Ding Wenjiang (丁文江 (Dīng Wénjiāng); March 20, 1887 – January 5, 1936), courtesy name Zaijun (在君), was a Chinese essayist, geologist, and writer active especially in the Republic of China. He was once a member of the Board of Directors of Private Nankai University and Professor of the Department of Geology in National Peking University. In his own time, his name was transcribed as either V.K. Ting, or Ting Wen-chiang.

==Biography==
===Early life===
Ding was born into a wealthy family in Taixing, Jiangsu Province. He went to study in Japan in 1902, and later studied in Britain, majoring in zoology and geology. In 1911, Ding graduated from the University of Glasgow. After returning to China, he taught at Nanyang Public School (now Shanghai Jiao Tong University) in Shanghai. In 1913, Ding became the geological section chief in the Mining Administrative Bureau of the Ministry of Industry and Commerce, and went to Shanxi and Yunnan, conducting geological and mineral exploitation.

===National Geological Survey===
Together with Wong Wen-hao (Weng Wenhao in pinyin), Ding was also the founder of China's new National Geological Survey, where he collaborated closely with foreign scholars such as Johan Gunnar Andersson in training the first generation of Chinese geologists (Fiskesjö and Chen 2004; Fiskesjö 2011, Shen 2014).
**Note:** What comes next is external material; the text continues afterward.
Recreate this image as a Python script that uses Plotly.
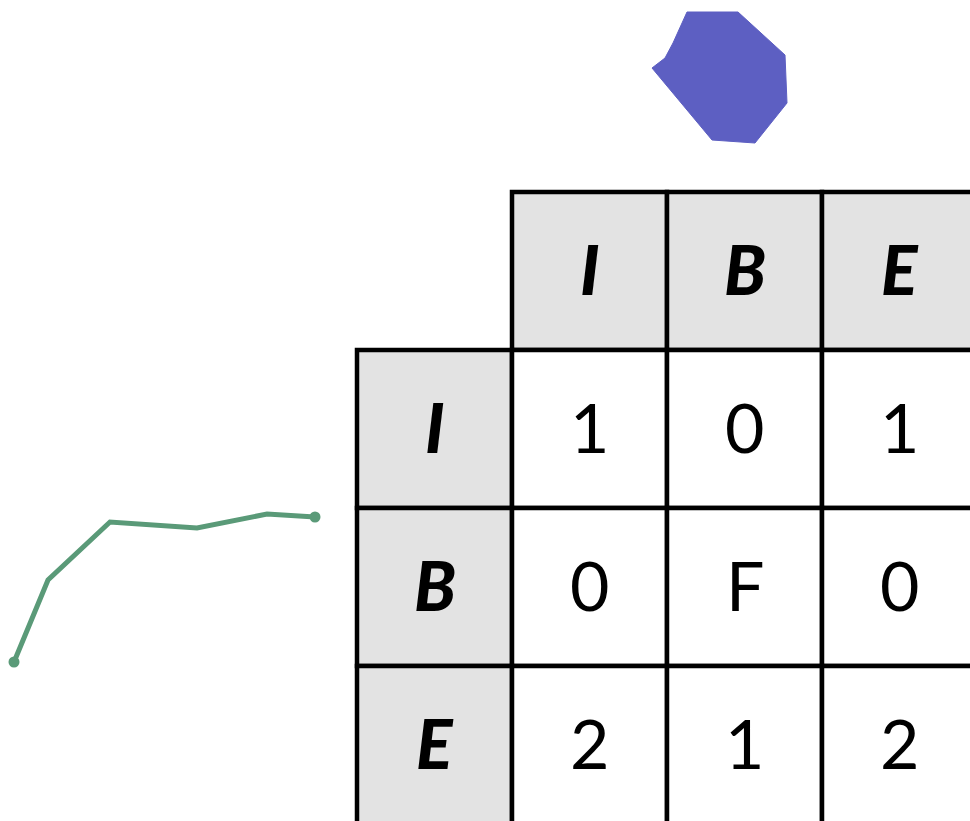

In 1921, Ding became the general manager of the Beipiao Mining Company, and founded the Chinese Geological Society. He served as vice president of the society, and was the editor-in-chief of "Chinese Palaeobiology".

In 1923, Ding published a paper, "Mythology and Science", arguing with Zhang Junmai over science and philosophy, fighting against the view that "science is irrelevant to human philosophy" (on the major debates of which this was a part, see Furth 1970).

===Director===
In 1925, Ding was appointed as the director of Shanghai Commercial Bureau. He represented Jiangsu provincial government to negotiate with foreign delegates to Shanghai. They signed "The Temporary Regulation on Reclamation of Juridical Rights in Shanghai by China" on August 1, 1926. In 1931, Ding became a professor of geology at Peking University. Together with Weng Wenhao and Zeng Shiying, he edited and published "New Geographic Map of the Republic of China", and "Provincial Maps of China". In June, 1934, Ding served as the chief staff of Academia Sinica. When he was exploring a coal mine in Hunan in 1936, he was poisoned by coal gas. Fu Sinian came from Beijing to take care of him. On January 5, Ding died in Xiangya Hospital in Changsha. Following his will, he was buried on Yuelu Mountain.

===Author===
Ding authored The Textbook of Zoology. His geological exploitation materials were compiled into Mr. Ding Wenjiang's Geological Investigation Report, and published in 1947. Ding was also the first Chinese scholar to systematically study the written words of Yi ethnicity (see Fiskesjö 2011). Hu Shih wrote Biography of Ding Wenjiang, and commented that he is "a most Europeanized Chinese, and a most scientifically styled Chinese." (Hu Shih: Ding Wenjiang). At the time of his death, he was working on a comprehensive book on the archaeology of ancient China.